Ha mobilitato tutte le sue risorse Luc Besson (più un cast pieno di cammei per attirare ogni tipo di pubblico da Herbie Hancock a Rihanna fino al sempreverde Rutger Hauer) per realizzare il progetto di una vita: l’adattamento di Valerian e Laureline. Ha preso spunto dal racconto più suggestivo della serie a fumetti, quello per l’appunto della città dai mille pianeti, ma l’ha piegato, ripiegato, cambiato e contaminato di elementi da altre storie della serie per renderlo un film bessoniano.

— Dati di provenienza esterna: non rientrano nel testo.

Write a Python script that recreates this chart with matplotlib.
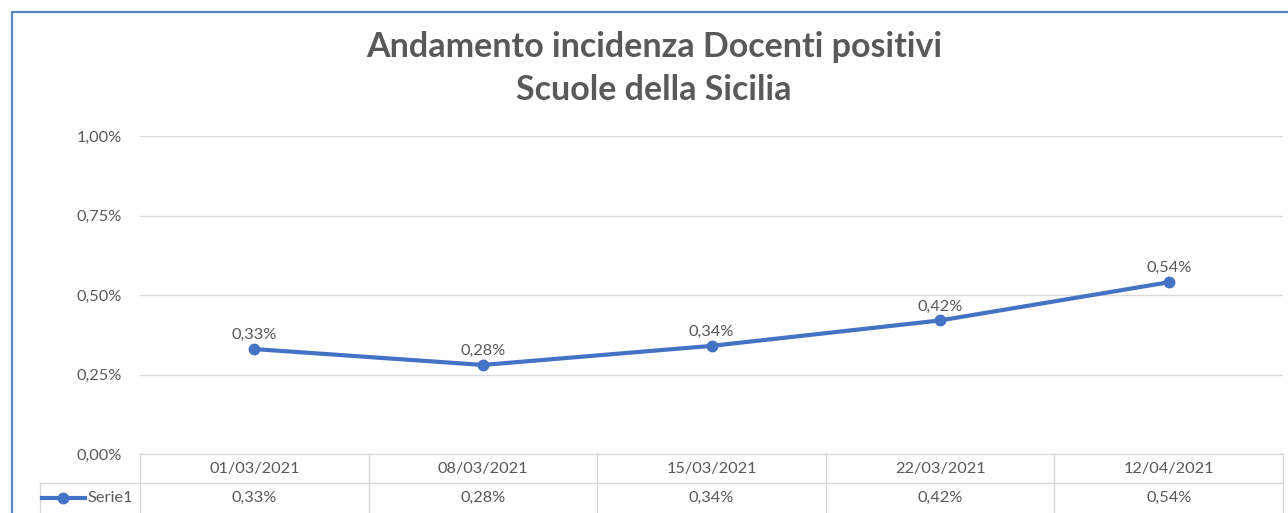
import matplotlib
matplotlib.use("Agg")
import matplotlib.pyplot as plt
from matplotlib.patches import Rectangle
from matplotlib.lines import Line2D
import matplotlib.transforms as mtransforms

plt.rcParams['font.family'] = ['Lato', 'DejaVu Sans']

title_lines = ["Andamento incidenza Docenti positivi", "Scuole della Sicilia"]
categories = ["01/03/2021", "08/03/2021", "15/03/2021", "22/03/2021", "12/04/2021"]
values = [0.33, 0.28, 0.34, 0.42, 0.54]
value_labels = ["0,33%", "0,28%", "0,34%", "0,42%", "0,54%"]
yticks = [0.0, 0.25, 0.50, 0.75, 1.00]
ytick_labels = ["0,00%", "0,25%", "0,50%", "0,75%", "1,00%"]
series_name = "Serie1"

W, H = 1288, 513
fig = plt.figure(figsize=(W / 100, H / 100), dpi=100)
fig.patch.set_facecolor("white")

blue = "#4472C4"
grid_c = "#d9d9d9"
text_c = "#595959"
fs = 11.8

# outer chart border (only left and top visible)
fig.add_artist(Rectangle((12 / W, -0.2), 1.5, 1.2 - 12 / H, transform=fig.transFigure,
                         fill=False, edgecolor="#5b87c9", linewidth=1.6))

left, right = 140 / W, 1283 / W
bottom, top = 1 - 454 / H, 1 - 136 / H
ax = fig.add_axes([left, bottom, right - left, top - bottom])
ax.set_xlim(-0.5, len(categories) - 0.5)
ax.set_ylim(0, 1.0)
for s in ax.spines.values():
    s.set_visible(False)
ax.set_yticks(yticks)
ax.set_yticklabels(ytick_labels, fontsize=fs, color=text_c)
ax.tick_params(axis="y", length=0, pad=13)
ax.set_xticks([])
ax.grid(axis="y", color=grid_c, linewidth=1)
ax.set_axisbelow(True)

x = list(range(len(categories)))
ax.plot(x, values, color=blue, linewidth=3, marker="o", markersize=7.5, zorder=3,
        solid_capstyle="round")
for xi, v, lab in zip(x, values, value_labels):
    ax.annotate(lab, (xi, v), xytext=(0, 5), textcoords="offset points",
                ha="center", va="bottom", fontsize=fs, color=text_c)

# data table under the axis
row_h = 29 / (454 - 136)  # in axes fraction
tr = mtransforms.blended_transform_factory(ax.transData, ax.transAxes)
lkw = dict(color=grid_c, linewidth=1, clip_on=False, transform=tr)
n = len(categories)
unit = (1283 - 140) / n
for b in [i - 0.5 for i in range(n + 1)]:
    ax.add_line(Line2D([b, b], [0, -2.2 * row_h], **lkw))
ax.add_line(Line2D([-0.5, n - 0.5], [0, 0], **lkw))
legend_left = -0.5 - (140 - 40) / unit
ax.add_line(Line2D([legend_left, n - 0.5], [-row_h, -row_h], **lkw))
ax.add_line(Line2D([legend_left, legend_left], [-row_h, -2.2 * row_h], **lkw))
for xi, cat, lab in zip(x, categories, value_labels):
    ax.text(xi, -0.5 * row_h, cat, transform=tr, ha="center", va="center",
            fontsize=fs, color=text_c)
    ax.text(xi, -1.5 * row_h, lab, transform=tr, ha="center", va="center",
            fontsize=fs, color=text_c)

# legend key in table
kx0 = -0.5 - (140 - 42) / unit
kx1 = -0.5 - (140 - 85) / unit
ax.add_line(Line2D([kx0, kx1], [-1.5 * row_h] * 2, color=blue, linewidth=3,
                   clip_on=False, transform=tr))
ax.add_line(Line2D([(kx0 + kx1) / 2], [-1.5 * row_h], color=blue, marker="o",
                   markersize=7.5, clip_on=False, transform=tr))
ax.text(-0.5 - (140 - 87) / unit, -1.5 * row_h, series_name, transform=tr,
        ha="left", va="center", fontsize=fs, color=text_c)

fig.text(654 / W, 1 - 47 / H, title_lines[0], ha="center", va="center",
         fontsize=24.5, fontweight="bold", color=text_c)
fig.text(654 / W, 1 - 90 / H, title_lines[1], ha="center", va="center",
         fontsize=24.5, fontweight="bold", color=text_c)

fig.savefig("out.png", dpi=100, facecolor="white")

Là dove c’era solo Laureline alla ricerca di Valerian, Besson ha inserito una storia di coppia, là dove il fumetto era una esplorazione dal passo compassato della grande città fatta di diversi mondi, ha realizzato una corsa a perdifiato che sembra perdersi tra i mille pianeti con una trama politico-ambientalista di mezzo, là dove c’era un’eroina rossa, qui ce n’è una bionda. Il risultato è necessariamente molto diverso dal fumetto, appassionante a tratti, con qualche trovata fortissima ma contornato di personaggi scritti male e con una trama troppo sciocca per essere interessante.
Besson ha deciso innanzitutto di dividere il film in due parti di cui la prima, introduttiva, mostra un’avventura tipica da Valerian e Laureline, tutta fondata su un’invenzione visiva niente male (Valerian è in un luogo ma agisce in un altro, si muove in un deserto ma le sue azioni hanno effetto in un mercato, Laureline lo può aiutare solo in una delle due dimensioni). La seconda invece è più dedicata al vero intereccio, cioè alla scoperta di cosa ci sia nella zona radioattiva che il governo della stazione Alpha considera una minaccia, chi voglia a tutti costi recuperare l’animaletto che moltiplica qualsiasi cosa (il McGuffin del film, preso pari pari dal fumetto) e come mai Valerian abbia avuto una visione ad inizio storia.
In questa trama dinamica che presta il fianco a tantissimi cambi di luoghi, tantissimi incontri con razze diverse (è il punto di tutto il film, rappresentare un mondo ricchissimo, profondo e affascinante) purtroppo si perde la prospettiva. Valerian e la Città Dei Mille Pianeti fallisce quello che è evidentemente il suo obiettivo: dare l’idea che i due personaggi agiscano in un mondo grande e affascinante, in cui ci sono tantissime storie da raccontare ma di cui noi seguiamo solo una. È il segreto di Guerre Stellari, ambientare tutto in un mondo che trasuda possibilità, che sembra essere l’incrocio di tante altre trame e film possibili, in cui i molti personaggi hanno tutti una propria agenda e proprie finalità. Lo si capisce già dalla bellissima scena iniziale che parte dagli anni ‘70 e mostra l’evoluzione della vita umana nello spazio (tutti gli umani sono registi e sceneggiatori di orbita francese da Louis Leterrier a Olivier Megaton a Benoit Jacquot) a partire dal gesto della stretta di mano, un momento in cui un montaggio preciso e Space Oddity nel sottofondo affermano che non siamo davanti ad una distopia ma al suo contrario.
Al suo secondo vero, grande film di fantascienza, Besson gira una versione migliorata di Il Quinto Elemento sotto tutti i punti di vista, dal ritmo alla credibilità. Soprattutto trova e scrive due protagonisti eccezionali, molto migliori dell’avventura banale e poco suggestiva in cui sono inseriti ma allo stesso livello degli sfondi e della computer grafica in cui sono immersi. Valerian è un eroe maschile poco convenzionale, perché un po’ scemo eppure abile, ammirevole per certi versi ma poi incapace su altri (bravissimo Dane DeHaan a creare quest’ibrido senza sconfinare nella cretineria pura), e Laureline invece è l’aggiornamento dell’eroina bessoniana, determinata, sicura di sé e pronta a menar le mani, con una durezza costante che non la rende però antipatica (onore al merito a Cara Delenvigne) e dei cedimenti sentimentali che non comunicano mai fragilità, anzi sono i suoi punti di forza!